§ Written problem
Leaving out every picture, quote the data below exactly as it appears.

§ Data shown
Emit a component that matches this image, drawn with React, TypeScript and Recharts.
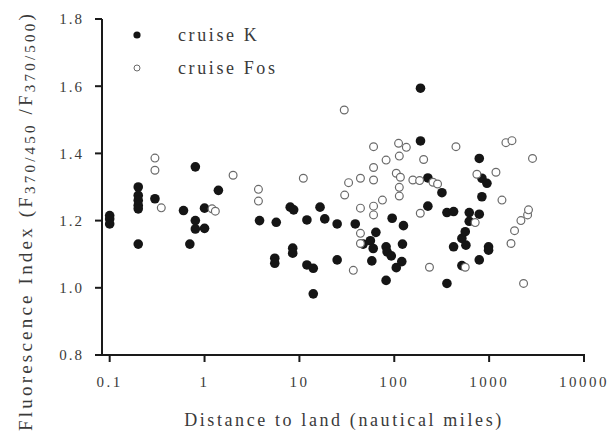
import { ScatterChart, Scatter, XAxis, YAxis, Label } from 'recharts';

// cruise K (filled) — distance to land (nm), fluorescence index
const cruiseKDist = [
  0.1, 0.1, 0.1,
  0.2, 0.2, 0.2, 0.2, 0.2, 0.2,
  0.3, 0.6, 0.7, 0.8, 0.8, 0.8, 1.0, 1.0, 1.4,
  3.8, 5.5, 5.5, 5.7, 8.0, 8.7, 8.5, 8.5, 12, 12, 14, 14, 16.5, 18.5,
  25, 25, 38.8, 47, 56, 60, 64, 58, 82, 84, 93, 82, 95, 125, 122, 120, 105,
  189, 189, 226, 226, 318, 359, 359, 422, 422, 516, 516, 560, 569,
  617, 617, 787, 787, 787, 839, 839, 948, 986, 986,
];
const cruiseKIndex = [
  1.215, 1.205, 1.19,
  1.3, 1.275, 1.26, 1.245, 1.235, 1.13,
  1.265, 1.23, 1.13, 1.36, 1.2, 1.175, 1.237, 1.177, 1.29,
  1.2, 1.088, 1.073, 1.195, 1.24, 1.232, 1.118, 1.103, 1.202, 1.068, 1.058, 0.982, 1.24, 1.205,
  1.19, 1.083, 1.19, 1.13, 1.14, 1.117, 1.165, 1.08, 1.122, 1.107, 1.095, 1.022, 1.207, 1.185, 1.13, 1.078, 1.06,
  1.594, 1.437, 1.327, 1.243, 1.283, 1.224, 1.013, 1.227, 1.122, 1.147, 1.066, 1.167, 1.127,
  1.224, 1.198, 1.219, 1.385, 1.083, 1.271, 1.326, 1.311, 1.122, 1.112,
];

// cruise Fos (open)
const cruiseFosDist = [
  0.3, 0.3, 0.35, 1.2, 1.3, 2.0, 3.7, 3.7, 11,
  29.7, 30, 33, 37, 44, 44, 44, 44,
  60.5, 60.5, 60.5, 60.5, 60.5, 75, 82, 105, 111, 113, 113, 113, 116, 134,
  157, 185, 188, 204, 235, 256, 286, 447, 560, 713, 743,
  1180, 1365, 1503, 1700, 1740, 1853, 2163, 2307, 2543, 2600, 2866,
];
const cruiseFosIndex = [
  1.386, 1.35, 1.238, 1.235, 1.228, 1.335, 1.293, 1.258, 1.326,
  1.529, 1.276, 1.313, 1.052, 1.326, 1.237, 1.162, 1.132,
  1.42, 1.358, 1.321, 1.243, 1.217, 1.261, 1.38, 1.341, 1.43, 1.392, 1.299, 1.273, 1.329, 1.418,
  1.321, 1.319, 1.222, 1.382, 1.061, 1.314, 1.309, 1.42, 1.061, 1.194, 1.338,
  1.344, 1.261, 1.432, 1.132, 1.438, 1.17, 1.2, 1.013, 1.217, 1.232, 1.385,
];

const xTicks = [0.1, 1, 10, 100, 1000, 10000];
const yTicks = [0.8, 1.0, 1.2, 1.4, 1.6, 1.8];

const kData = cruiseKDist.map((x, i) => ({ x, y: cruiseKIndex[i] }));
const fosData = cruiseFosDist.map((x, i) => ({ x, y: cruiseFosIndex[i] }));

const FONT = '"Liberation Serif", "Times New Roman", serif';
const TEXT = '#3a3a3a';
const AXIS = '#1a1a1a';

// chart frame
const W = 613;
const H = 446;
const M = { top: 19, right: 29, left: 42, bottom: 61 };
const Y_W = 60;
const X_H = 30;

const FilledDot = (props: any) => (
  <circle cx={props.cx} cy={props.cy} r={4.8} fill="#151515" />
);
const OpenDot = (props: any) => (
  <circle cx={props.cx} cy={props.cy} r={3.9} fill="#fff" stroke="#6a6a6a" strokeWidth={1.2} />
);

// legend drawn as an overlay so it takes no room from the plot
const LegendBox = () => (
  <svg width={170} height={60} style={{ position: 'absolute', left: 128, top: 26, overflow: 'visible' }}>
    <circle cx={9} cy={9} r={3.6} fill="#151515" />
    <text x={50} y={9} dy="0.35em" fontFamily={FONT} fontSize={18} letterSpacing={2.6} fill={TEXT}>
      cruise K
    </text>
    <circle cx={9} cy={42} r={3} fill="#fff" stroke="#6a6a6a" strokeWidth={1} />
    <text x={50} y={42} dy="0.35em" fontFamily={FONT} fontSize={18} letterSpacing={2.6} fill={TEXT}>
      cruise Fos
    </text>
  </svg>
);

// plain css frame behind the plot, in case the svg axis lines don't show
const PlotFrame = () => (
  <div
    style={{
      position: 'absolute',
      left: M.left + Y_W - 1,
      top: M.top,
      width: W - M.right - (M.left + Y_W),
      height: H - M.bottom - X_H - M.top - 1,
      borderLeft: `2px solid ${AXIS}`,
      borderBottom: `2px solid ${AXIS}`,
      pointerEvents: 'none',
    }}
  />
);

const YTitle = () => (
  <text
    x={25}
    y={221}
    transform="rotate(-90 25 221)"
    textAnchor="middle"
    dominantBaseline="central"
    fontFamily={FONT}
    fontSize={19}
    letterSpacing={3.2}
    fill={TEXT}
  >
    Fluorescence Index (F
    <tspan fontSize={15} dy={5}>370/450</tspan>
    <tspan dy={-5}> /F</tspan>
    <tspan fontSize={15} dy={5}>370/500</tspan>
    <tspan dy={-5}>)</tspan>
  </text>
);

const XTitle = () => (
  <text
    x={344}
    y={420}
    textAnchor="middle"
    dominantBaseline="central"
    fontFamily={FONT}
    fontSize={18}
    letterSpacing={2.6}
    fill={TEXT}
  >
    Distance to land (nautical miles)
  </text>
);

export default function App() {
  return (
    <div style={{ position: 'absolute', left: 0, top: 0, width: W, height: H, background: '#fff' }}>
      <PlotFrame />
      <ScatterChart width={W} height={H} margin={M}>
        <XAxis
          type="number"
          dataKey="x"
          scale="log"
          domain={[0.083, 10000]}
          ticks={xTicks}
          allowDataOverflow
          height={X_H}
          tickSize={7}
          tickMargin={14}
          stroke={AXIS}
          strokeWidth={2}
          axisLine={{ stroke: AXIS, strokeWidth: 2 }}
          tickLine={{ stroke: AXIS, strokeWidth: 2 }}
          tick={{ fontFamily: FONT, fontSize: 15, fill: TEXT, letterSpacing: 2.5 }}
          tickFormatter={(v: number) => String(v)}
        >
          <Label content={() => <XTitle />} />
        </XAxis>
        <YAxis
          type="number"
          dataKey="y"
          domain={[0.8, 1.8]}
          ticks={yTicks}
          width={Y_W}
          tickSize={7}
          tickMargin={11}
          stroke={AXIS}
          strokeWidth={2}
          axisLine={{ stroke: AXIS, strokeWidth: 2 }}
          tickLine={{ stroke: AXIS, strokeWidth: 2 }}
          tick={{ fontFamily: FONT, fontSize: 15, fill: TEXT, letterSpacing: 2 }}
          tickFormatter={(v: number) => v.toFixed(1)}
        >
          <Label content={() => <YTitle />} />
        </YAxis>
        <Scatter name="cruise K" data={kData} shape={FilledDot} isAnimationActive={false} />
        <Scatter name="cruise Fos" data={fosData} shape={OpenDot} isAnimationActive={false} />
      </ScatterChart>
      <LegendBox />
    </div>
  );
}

§ The response
Emit a component that matches this image, drawn with React, TypeScript and Recharts.
import { ScatterChart, Scatter, XAxis, YAxis, Label } from 'recharts';

// cruise K (filled) — distance to land (nm), fluorescence index
const cruiseKDist = [
  0.1, 0.1, 0.1,
  0.2, 0.2, 0.2, 0.2, 0.2, 0.2,
  0.3, 0.6, 0.7, 0.8, 0.8, 0.8, 1.0, 1.0, 1.4,
  3.8, 5.5, 5.5, 5.7, 8.0, 8.7, 8.5, 8.5, 12, 12, 14, 14, 16.5, 18.5,
  25, 25, 38.8, 47, 56, 60, 64, 58, 82, 84, 93, 82, 95, 125, 122, 120, 105,
  189, 189, 226, 226, 318, 359, 359, 422, 422, 516, 516, 560, 569,
  617, 617, 787, 787, 787, 839, 839, 948, 986, 986,
];
const cruiseKIndex = [
  1.215, 1.205, 1.19,
  1.3, 1.275, 1.26, 1.245, 1.235, 1.13,
  1.265, 1.23, 1.13, 1.36, 1.2, 1.175, 1.237, 1.177, 1.29,
  1.2, 1.088, 1.073, 1.195, 1.24, 1.232, 1.118, 1.103, 1.202, 1.068, 1.058, 0.982, 1.24, 1.205,
  1.19, 1.083, 1.19, 1.13, 1.14, 1.117, 1.165, 1.08, 1.122, 1.107, 1.095, 1.022, 1.207, 1.185, 1.13, 1.078, 1.06,
  1.594, 1.437, 1.327, 1.243, 1.283, 1.224, 1.013, 1.227, 1.122, 1.147, 1.066, 1.167, 1.127,
  1.224, 1.198, 1.219, 1.385, 1.083, 1.271, 1.326, 1.311, 1.122, 1.112,
];

// cruise Fos (open)
const cruiseFosDist = [
  0.3, 0.3, 0.35, 1.2, 1.3, 2.0, 3.7, 3.7, 11,
  29.7, 30, 33, 37, 44, 44, 44, 44,
  60.5, 60.5, 60.5, 60.5, 60.5, 75, 82, 105, 111, 113, 113, 113, 116, 134,
  157, 185, 188, 204, 235, 256, 286, 447, 560, 713, 743,
  1180, 1365, 1503, 1700, 1740, 1853, 2163, 2307, 2543, 2600, 2866,
];
const cruiseFosIndex = [
  1.386, 1.35, 1.238, 1.235, 1.228, 1.335, 1.293, 1.258, 1.326,
  1.529, 1.276, 1.313, 1.052, 1.326, 1.237, 1.162, 1.132,
  1.42, 1.358, 1.321, 1.243, 1.217, 1.261, 1.38, 1.341, 1.43, 1.392, 1.299, 1.273, 1.329, 1.418,
  1.321, 1.319, 1.222, 1.382, 1.061, 1.314, 1.309, 1.42, 1.061, 1.194, 1.338,
  1.344, 1.261, 1.432, 1.132, 1.438, 1.17, 1.2, 1.013, 1.217, 1.232, 1.385,
];

const xTicks = [0.1, 1, 10, 100, 1000, 10000];
const yTicks = [0.8, 1.0, 1.2, 1.4, 1.6, 1.8];

const kData = cruiseKDist.map((x, i) => ({ x, y: cruiseKIndex[i] }));
const fosData = cruiseFosDist.map((x, i) => ({ x, y: cruiseFosIndex[i] }));

const FONT = '"Liberation Serif", "Times New Roman", serif';
const TEXT = '#3a3a3a';
const AXIS = '#1a1a1a';

// chart frame
const W = 613;
const H = 446;
const M = { top: 19, right: 29, left: 42, bottom: 61 };
const Y_W = 60;
const X_H = 30;

const FilledDot = (props: any) => (
  <circle cx={props.cx} cy={props.cy} r={4.8} fill="#151515" />
);
const OpenDot = (props: any) => (
  <circle cx={props.cx} cy={props.cy} r={3.9} fill="#fff" stroke="#6a6a6a" strokeWidth={1.2} />
);

// legend drawn as an overlay so it takes no room from the plot
const LegendBox = () => (
  <svg width={170} height={60} style={{ position: 'absolute', left: 128, top: 26, overflow: 'visible' }}>
    <circle cx={9} cy={9} r={3.6} fill="#151515" />
    <text x={50} y={9} dy="0.35em" fontFamily={FONT} fontSize={18} letterSpacing={2.6} fill={TEXT}>
      cruise K
    </text>
    <circle cx={9} cy={42} r={3} fill="#fff" stroke="#6a6a6a" strokeWidth={1} />
    <text x={50} y={42} dy="0.35em" fontFamily={FONT} fontSize={18} letterSpacing={2.6} fill={TEXT}>
      cruise Fos
    </text>
  </svg>
);

// plain css frame behind the plot, in case the svg axis lines don't show
const PlotFrame = () => (
  <div
    style={{
      position: 'absolute',
      left: M.left + Y_W - 1,
      top: M.top,
      width: W - M.right - (M.left + Y_W),
      height: H - M.bottom - X_H - M.top - 1,
      borderLeft: `2px solid ${AXIS}`,
      borderBottom: `2px solid ${AXIS}`,
      pointerEvents: 'none',
    }}
  />
);

const YTitle = () => (
  <text
    x={25}
    y={221}
    transform="rotate(-90 25 221)"
    textAnchor="middle"
    dominantBaseline="central"
    fontFamily={FONT}
    fontSize={19}
    letterSpacing={3.2}
    fill={TEXT}
  >
    Fluorescence Index (F
    <tspan fontSize={15} dy={5}>370/450</tspan>
    <tspan dy={-5}> /F</tspan>
    <tspan fontSize={15} dy={5}>370/500</tspan>
    <tspan dy={-5}>)</tspan>
  </text>
);

const XTitle = () => (
  <text
    x={344}
    y={420}
    textAnchor="middle"
    dominantBaseline="central"
    fontFamily={FONT}
    fontSize={18}
    letterSpacing={2.6}
    fill={TEXT}
  >
    Distance to land (nautical miles)
  </text>
);

export default function App() {
  return (
    <div style={{ position: 'absolute', left: 0, top: 0, width: W, height: H, background: '#fff' }}>
      <PlotFrame />
      <ScatterChart width={W} height={H} margin={M}>
        <XAxis
          type="number"
          dataKey="x"
          scale="log"
          domain={[0.083, 10000]}
          ticks={xTicks}
          allowDataOverflow
          height={X_H}
          tickSize={7}
          tickMargin={14}
          stroke={AXIS}
          strokeWidth={2}
          axisLine={{ stroke: AXIS, strokeWidth: 2 }}
          tickLine={{ stroke: AXIS, strokeWidth: 2 }}
          tick={{ fontFamily: FONT, fontSize: 15, fill: TEXT, letterSpacing: 2.5 }}
          tickFormatter={(v: number) => String(v)}
        >
          <Label content={() => <XTitle />} />
        </XAxis>
        <YAxis
          type="number"
          dataKey="y"
          domain={[0.8, 1.8]}
          ticks={yTicks}
          width={Y_W}
          tickSize={7}
          tickMargin={11}
          stroke={AXIS}
          strokeWidth={2}
          axisLine={{ stroke: AXIS, strokeWidth: 2 }}
          tickLine={{ stroke: AXIS, strokeWidth: 2 }}
          tick={{ fontFamily: FONT, fontSize: 15, fill: TEXT, letterSpacing: 2 }}
          tickFormatter={(v: number) => v.toFixed(1)}
        >
          <Label content={() => <YTitle />} />
        </YAxis>
        <Scatter name="cruise K" data={kData} shape={FilledDot} isAnimationActive={false} />
        <Scatter name="cruise Fos" data={fosData} shape={OpenDot} isAnimationActive={false} />
      </ScatterChart>
      <LegendBox />
    </div>
  );
}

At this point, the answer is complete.